Quando a gente cresce, consegue perceber
que até as coisas mais simples são capazes de nos marcar para a vida inteira:
Primeiro, o sorriso com que nos recebe
sempre que chegamos em sua casa. Sorriso sempre aberto a qualquer pessoa que
passe por lá. O sorriso sempre vem seguido da exclamação: OH! É você!? ;como se
tivesse anos que a gente não aparecia. Não me lembro de nenhum momento em que
fôssemos recebidos sem aquele semblante de satisfação. Sua casa nos acolhe e ,
por menor que seja, se torna um palácio com um espacinho para cada pessoa que
quiser chegar. Antes ,a sala grande do Gutierrez abrigou as aulas de dança, gincanas, desfiles
de moda e até mesmo um pequeno acidente envolvendo um tampo de mármore, mas, não
se preocupem, ninguém saiu gravemente
ferido. Agora a do São Bento, que mesmo com uma área externa enorme para nos
divertir, apesar de pequena, nos acolhe e nos faz ficar mais tempo dentro de
casa. Quem precisa de um bronzeado no verão quando se tem a Vovó Teca pra prosear.

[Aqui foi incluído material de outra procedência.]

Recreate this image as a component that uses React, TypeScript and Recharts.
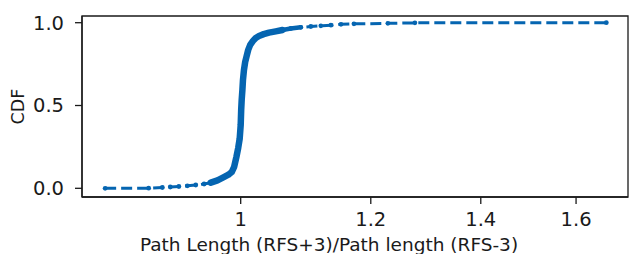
import React from 'react';
import { LineChart, Line, XAxis, YAxis, ReferenceArea } from 'recharts';

// ratio of path lengths (x, log axis) and its CDF
const ratioValues = [
  0.827, 0.879, 0.896, 0.906, 0.917, 0.928, 0.939, 0.95, 0.959, 0.968, 0.976,
  0.983, 0.9875, 0.9909, 0.994, 0.9965, 0.9986, 1.0, 1.0007, 1.0014, 1.0024,
  1.0032, 1.0046, 1.0063, 1.0084, 1.0106, 1.0134, 1.0174, 1.0213, 1.026,
  1.0328, 1.0405, 1.0503, 1.0603, 1.0727, 1.0879, 1.1033, 1.1189, 1.1348,
  1.1509, 1.172, 1.2291, 1.2765, 1.6693,
];
const cdfValues = [
  0, 0.001, 0.005, 0.008, 0.011, 0.015, 0.02, 0.026, 0.034, 0.048, 0.066,
  0.082, 0.098, 0.13, 0.189, 0.243, 0.3, 0.382, 0.473, 0.534, 0.594,
  0.654, 0.715, 0.763, 0.799, 0.836, 0.866, 0.89, 0.908, 0.92,
  0.931, 0.94, 0.948, 0.956, 0.965, 0.972, 0.977, 0.981, 0.985,
  0.99, 0.993, 0.996, 0.999, 1.0,
];
const xTicks = [1, 1.2, 1.4, 1.6];
const yTicks = [0, 0.5, 1];

const X_DOMAIN = [0.8006, 1.7208];
const Y_DOMAIN = [-0.0525, 1.0405];

const BLUE = '#0565b1';
const INK = '#1a1a1a';
const FONT = '"DejaVu Sans", sans-serif';

const points = ratioValues.map((x, i) => ({ x, cdf: cdfValues[i] }));
// where the markers pile up the line reads as one thick solid stroke
const densePart = points.filter(p => p.x >= 0.955 && p.x <= 1.062);
const kneePart = points.filter(p => p.x >= 1.06 && p.x <= 1.09);

const YLabel = ({ viewBox }: any) => {
  const x = viewBox.x + 18;
  const y = viewBox.y + viewBox.height / 2;
  return (
    <text
      x={x}
      y={y}
      transform={`rotate(-90 ${x} ${y})`}
      textAnchor="middle"
      dominantBaseline="central"
      fontSize={17.5}
      fontFamily={FONT}
      fill={INK}
    >
      CDF
    </text>
  );
};

const XLabel = ({ viewBox }: any) => (
  <text
    x={viewBox.x + viewBox.width / 2 - 26}
    y={viewBox.y + viewBox.height - 3}
    textAnchor="middle"
    fontSize={18.5}
    fontFamily={FONT}
    fill={INK}
  >
    Path Length (RFS+3)/Path length (RFS-3)
  </text>
);

export default function App() {
  const tickStyle = { fontSize: 19.5, fontFamily: FONT, fill: INK };
  const axisLine = { stroke: INK, strokeWidth: 1.3 };
  return (
    <div style={{ width: 630, height: 254 }}>
      <style>{'body{margin:0}'}</style>
      <LineChart width={630} height={254} margin={{ top: 16, right: 2, bottom: 0, left: 0 }}>
        <XAxis
          dataKey="x"
          type="number"
          scale="log"
          domain={X_DOMAIN}
          allowDataOverflow
          ticks={xTicks}
          tickFormatter={(v: number) => (v === 1 ? '1' : v.toFixed(1))}
          height={57}
          tickSize={7}
          tickMargin={8}
          tick={tickStyle}
          axisLine={axisLine}
          tickLine={axisLine}
          label={<XLabel />}
        />
        <YAxis
          type="number"
          domain={Y_DOMAIN}
          allowDataOverflow
          ticks={yTicks}
          tickFormatter={(v: number) => v.toFixed(1)}
          width={82}
          tickSize={7}
          tickMargin={11}
          tick={tickStyle}
          axisLine={axisLine}
          tickLine={axisLine}
          label={<YLabel />}
        />
        <ReferenceArea
          x1={X_DOMAIN[0]}
          x2={X_DOMAIN[1]}
          y1={Y_DOMAIN[0]}
          y2={Y_DOMAIN[1]}
          fill="none"
          stroke={INK}
          strokeWidth={1.3}
          ifOverflow="visible"
        />
        <Line
          data={densePart}
          dataKey="cdf"
          type="linear"
          stroke={BLUE}
          strokeWidth={6.5}
          strokeLinecap="round"
          strokeLinejoin="round"
          dot={false}
          isAnimationActive={false}
        />
        <Line
          data={kneePart}
          dataKey="cdf"
          type="linear"
          stroke={BLUE}
          strokeWidth={4.5}
          strokeLinecap="round"
          dot={false}
          isAnimationActive={false}
        />
        <Line
          data={points}
          dataKey="cdf"
          type="linear"
          stroke={BLUE}
          strokeWidth={3}
          strokeDasharray="11 5"
          dot={{ r: 2.4, fill: BLUE, stroke: 'none' }}
          isAnimationActive={false}
        />
      </LineChart>
    </div>
  );
}
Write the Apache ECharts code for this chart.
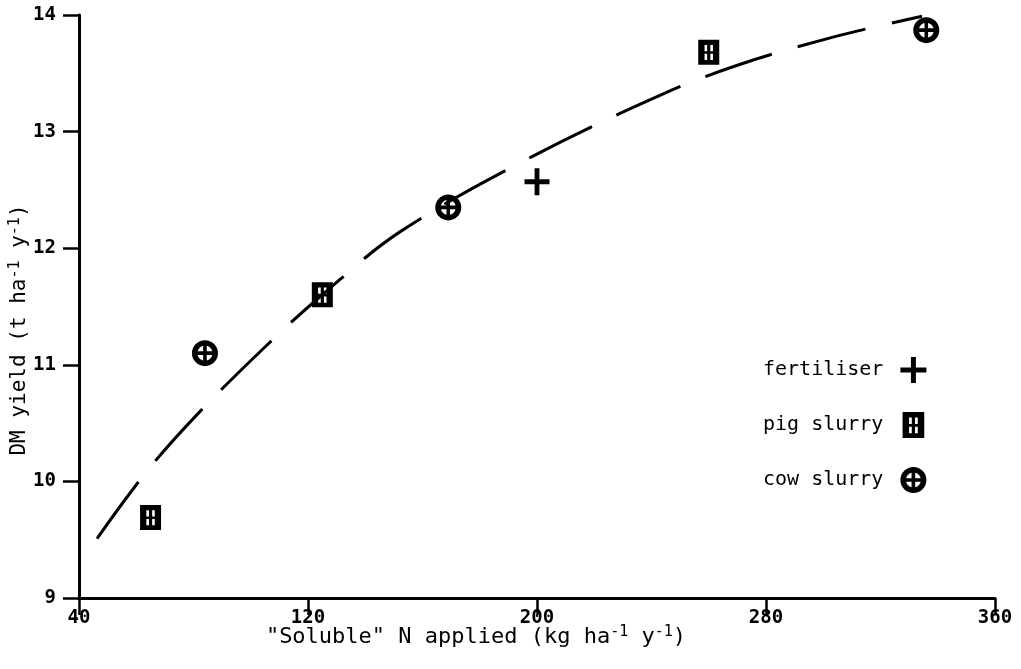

Segundo, a força. As vezes me pego
pensando como uma mulher pequenininha teve 7 e grandes filhos, se viu viúva de
forma repentina e antecipada. Com a responsabilidade de continuar a sua vida e
a de uma família inteira, ela sempre deixou que os filhos acreditassem que eles
estavam tomando conta dela, mas a gente sabe que, no final das contas, até hoje
é ela quem toma conta de todo mundo. Não deve ter sido fácil, foi professora,
teve mercadinho, salão de beleza... sei que a força se transformou em doçura. E
convenhamos, vendo no que esta família se transformou, ela fez um tremendo
trabalho.
Terceiro, o cabelinho branco. Sempre
arrumado, no seu lugar.
Quarto, a casa cheia que nunca
esvaziava. Eram os irmãos, os sobrinhos, os primos, os filhos, os netos para
mais de metro (literalmente), até aqueles que não eram netos legítimos, mas que
insistiam em chama-la de avó (sim, a gente assume, ficávamos enciumados com
isso, mas de que vale isso ?).
Relembrando,
percebemos que esses pequenos detalhes se juntam como peças num quebra-cabeça e
a figura que se forma é essa diante de nós. Essa mulher linda, doce, gentil,
engraçada que quando precisa se transforma numa tigresa, numa muralha ou num
jardim florido cheio de azaleias e ipês, tudo isso num piscar de olhos.
Ela é irmã, tia, prima, mãe, avó e
bisavó. Ela é completa. Ela é o que sempre quisemos ser e o que continuamos
querendo ser quando crescer.
Parabéns Dona Ester.
Parabéns Teté.
Parabéns Tia Teca.
Parabéns bisa Teca.
Parabéns Vovó Teca
Parabéns meu amor!
[1] Ano passado ela chupou a primeira jaboticaba.
[2] Regina também leu. Depois mostro pra vocês.